The conventions of the air disaster film are fairly well-established: 100 minutes of ground level flashbacks and premonitory exposition followed by twenty minutes of an actual crisis. Leave it to one of the world's finest directors to find a vivid new way to tell a wrenchingly familiar story. His new film, "Fearless" begins quietly in a corn field. The plane has already crashed. A passenger named Max Klein (beautifully played by Jeff Bridges) is searching for the mother of the baby he carries in his arms. He moves as if he's in a trance, which, in fact, he is.

After his near-death experience, Max becomes disconnected from life, convinced that he's invulnerable and nothing can kill him. He wanders away from the scene of the crash, checks into a motel, has breakfast with an old friend, ordering a dish that is ordinarily fatal to him: strawberries. The authorities finally return him to his wife (Isabella Rossellini) and family, but he remains detached, unable to muster up the desire to return to his old life. He refuses to cooperate with his lawyer (Tom Hulce) and when a doctor (John Turturro) retained by the airline tries to counsel him, he hits him.

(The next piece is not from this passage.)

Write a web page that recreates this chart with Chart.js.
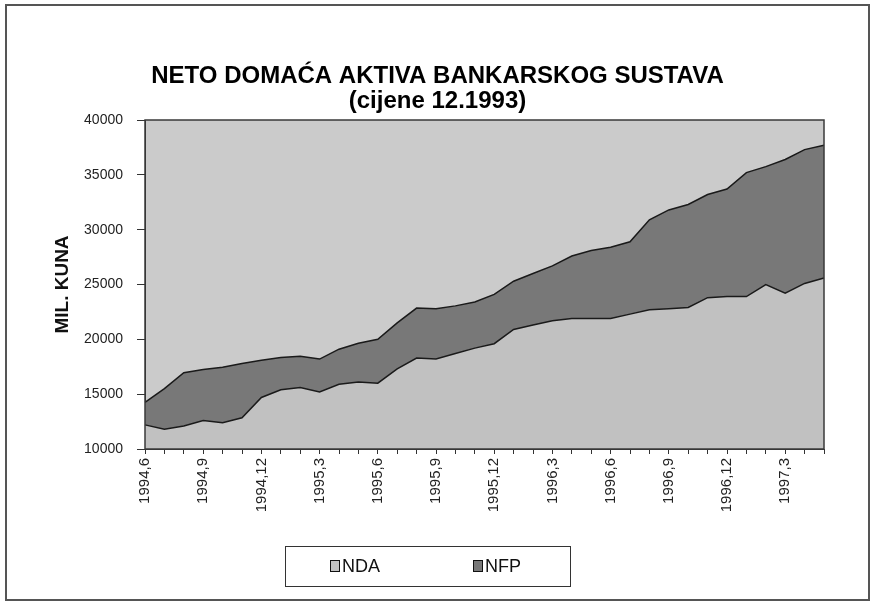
<!DOCTYPE html>
<html>
<head>
<meta charset="utf-8">
<title>Neto domaća aktiva bankarskog sustava</title>
<script src="https://cdn.jsdelivr.net/npm/chart.js@4.4.1/dist/chart.umd.min.js"></script>
<style>
    html, body { margin: 0; padding: 0; background: #fff; }
    #wrap { width: 875px; height: 605px; }
</style>
</head>
<body>
<div id="wrap"><canvas id="nda-chart" width="875" height="605"></canvas></div>
<script>
var months = [
    '1994,6', '1994,7', '1994,8', '1994,9', '1994,10', '1994,11', '1994,12',
    '1995,1', '1995,2', '1995,3', '1995,4', '1995,5', '1995,6', '1995,7', '1995,8', '1995,9', '1995,10', '1995,11', '1995,12',
    '1996,1', '1996,2', '1996,3', '1996,4', '1996,5', '1996,6', '1996,7', '1996,8', '1996,9', '1996,10', '1996,11', '1996,12',
    '1997,1', '1997,2', '1997,3', '1997,4', '1997,5'
];

// mil. kuna, bottom band
var nda = [
    12200, 11800, 12100, 12600, 12400, 12850, 14700,
    15400, 15600, 15200, 15900, 16100, 16000, 17300, 18300, 18200, 18700, 19200, 19600,
    20900, 21300, 21700, 21900, 21900, 21900, 22300, 22700, 22800, 22900, 23800, 23900,
    23900, 25000, 24200, 25100, 25600
];

// stacked on top of NDA
var nfp = [
    2050, 3700, 4850, 4650, 5050, 4950, 3400,
    2950, 2850, 3000, 3200, 3550, 4000, 4200, 4550, 4600, 4350, 4200, 4500,
    4400, 4700, 5000, 5700, 6200, 6500, 6600, 8200, 9000, 9400, 9400, 9800,
    11300, 10750, 12200, 12200, 12100
];

var seriesNames = ['NDA', 'NFP'];
var seriesColors = ['#c1c1c1', '#787878'];
var yRange = [10000, 40000];
var yStep = 5000;
var titleLines = ['NETO DOMAĆA AKTIVA BANKARSKOG SUSTAVA', '(cijene 12.1993)'];
var yTitle = 'MIL. KUNA';

var NdaChart = {

    font: "'Liberation Sans', Arial, sans-serif",

    setup: function () {
        Chart.defaults.font.family = this.font;
        Chart.defaults.color = '#1a1a1a';
        this.drawChart();
    },

    framePlugin: function () {
        var font = this.font;

        return {
            id: 'frame',
            beforeDraw: function (chart) {
                var ctx = chart.ctx, a = chart.chartArea;
                ctx.save();
                ctx.fillStyle = '#ffffff';
                ctx.fillRect(0, 0, chart.width, chart.height);
                ctx.fillStyle = '#cbcbcb';
                ctx.fillRect(a.left, a.top, a.right - a.left, a.bottom - a.top);
                ctx.restore();
            },
            afterDatasetsDraw: function (chart) {
                var ctx = chart.ctx, a = chart.chartArea;
                ctx.save();
                ctx.strokeStyle = '#3a3a3a';
                ctx.lineWidth = 1.5;
                ctx.strokeRect(a.left, a.top, a.right - a.left, a.bottom - a.top);
                ctx.restore();
            },
            afterDraw: function (chart) {
                var ctx = chart.ctx;
                ctx.save();

                // outer border of the whole chart
                ctx.strokeStyle = '#555';
                ctx.lineWidth = 2;
                ctx.strokeRect(6, 5, 863, 595);

                // legend box
                ctx.strokeStyle = '#333';
                ctx.lineWidth = 1;
                ctx.strokeRect(285.5, 546.5, 285, 40);

                var itemX = [330, 473];
                ctx.font = '18px ' + font;
                ctx.textBaseline = 'middle';
                chart.data.datasets.forEach(function (ds, i) {
                    ctx.fillStyle = ds.backgroundColor;
                    ctx.fillRect(itemX[i], 560, 10, 12);
                    ctx.strokeStyle = '#111';
                    ctx.strokeRect(itemX[i] + 0.5, 560.5, 9, 11);
                    ctx.fillStyle = '#111';
                    ctx.fillText(ds.label, itemX[i] + 12, 567);
                });
                ctx.restore();
            }
        };
    },

    drawChart: function () {
        var ctx = document.getElementById('nda-chart');

        new Chart(ctx, {
            type: 'line',
            data: {
                labels: months,
                datasets: [
                    {
                        label: seriesNames[0],
                        data: nda,
                        fill: 'start',
                        backgroundColor: seriesColors[0],
                        borderColor: '#1a1a1a',
                        borderWidth: 1.5,
                        pointRadius: 0,
                        tension: 0
                    },
                    {
                        label: seriesNames[1],
                        data: nfp,
                        fill: '-1',
                        backgroundColor: seriesColors[1],
                        borderColor: '#1a1a1a',
                        borderWidth: 1.5,
                        pointRadius: 0,
                        tension: 0
                    }
                ]
            },
            options: {
                responsive: false,
                animation: false,
                layout: {
                    padding: {top: 0, left: 51, right: 51, bottom: 56}
                },
                plugins: {
                    legend: {display: false},
                    tooltip: {enabled: false},
                    title: {
                        display: true,
                        text: titleLines,
                        color: '#000',
                        font: {size: 24, weight: 'bold', lineHeight: 25 / 24},
                        padding: {top: 64, bottom: 6}
                    }
                },
                scales: {
                    x: {
                        grid: {
                            drawOnChartArea: false,
                            tickLength: 5,
                            color: '#333'
                        },
                        border: {color: '#333'},
                        ticks: {
                            autoSkip: false,
                            minRotation: 90,
                            maxRotation: 90,
                            padding: 4,
                            font: {size: 15},
                            color: '#222',
                            callback: function (value, index) {
                                return index % 3 === 0 ? this.getLabelForValue(value) : '';
                            }
                        },
                        afterFit: function (scale) {
                            scale.height = 100;
                        }
                    },
                    y: {
                        stacked: true,
                        min: yRange[0],
                        max: yRange[1],
                        grid: {
                            drawOnChartArea: false,
                            tickLength: 8,
                            color: '#333'
                        },
                        border: {color: '#333'},
                        ticks: {
                            stepSize: yStep,
                            padding: 14,
                            font: {size: 14},
                            color: '#222',
                            callback: function (value) {
                                return String(value);
                            }
                        },
                        title: {
                            display: true,
                            text: yTitle,
                            color: '#111',
                            font: {size: 19, weight: 'bold'},
                            padding: {top: 0, bottom: 0}
                        },
                        afterFit: function (scale) {
                            scale.width = 94;
                        }
                    }
                }
            },
            plugins: [this.framePlugin()]
        });
    }
};

NdaChart.setup();
</script>
</body>
</html>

The only person for whom he feels anything is a fellow passenger, a grief-stricken young mother (movingly played by Oscar nominee Rosie Perez) who is tearing herself apart with guilt over the death of her baby son. They develop a real friendship that is quite rare in contemporary films: at no time is the question of sex ever discussed: that is not the point of their friendship. Max senses that he can help this woman as no one else can, what he does not understand, until almost too late, is how desperately he needs help as well.

Ultimately, director Weir has it both ways in this completely satisfying film: in "Fearless", he is able to reveal both the magnetic force his own mortality has for Max and at the same time, his deeply human struggle to re-connect with life in his own way. And, by repeating the pre-crash images over and over again, each time revealing a bit more about the people in the plane, Weir sustains a mood that fully captures the horror and mystery of random death.